So, there is a theorem that states that if sequence is convergent, then it's bounded. That's because:
According to the definition of the limit of real sequence,
$$\forall \epsilon \gt 0,\, e.g. \, \epsilon=1 \, \exists n_0 : \forall n>n_0 \, |a_n-a| \lt 1 \, e.g. \, a-1\lt|a_n|\lt a+1 $$
Sequence is bounded, because $\forall n\gt n_0 \, \, |a_n|\lt M$,
where $M = \max\{|a_1|, ..., |a_{n_0}|, |a-1|, |a+1|\}$.
What I don't understand is that it's already stated that $a-1\lt|a_n|\lt a+1, $ why M should be chosen between all the sequence members. It is said, that sequence is bounded if for only $n>n_0 \, \, |a_n|\lt M$.
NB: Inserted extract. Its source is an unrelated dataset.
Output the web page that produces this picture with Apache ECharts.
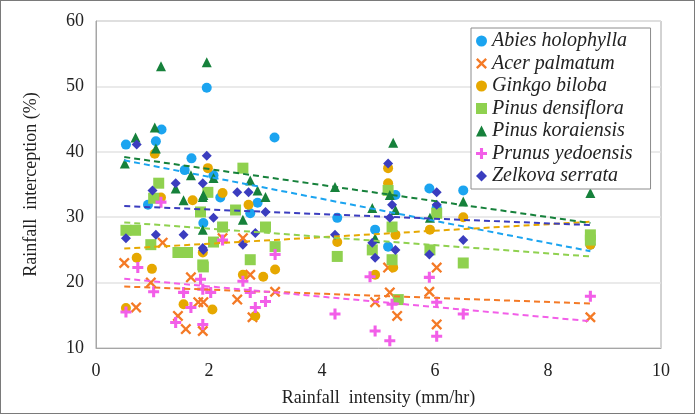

A sequence is bounded if all of its terms are bounded by one $M$. If we know that $|a_n-a|<1$ for all $n>n_0$, then the reverse triangle inequalty says that $|a_n|<1+|a|.$ This tells us how to bound all terms $a_n$ for $n>n_0$. This doesn't bound the whole sequence; we're still missing bounds on the terms $a_n$ for $n\leq n_0.$ Since there are finitely many of these, we just append their magnitude to the maximum (this is a sequence of real numbers, so their magnitude is finite), and this gives us a uniform bound on all of the terms.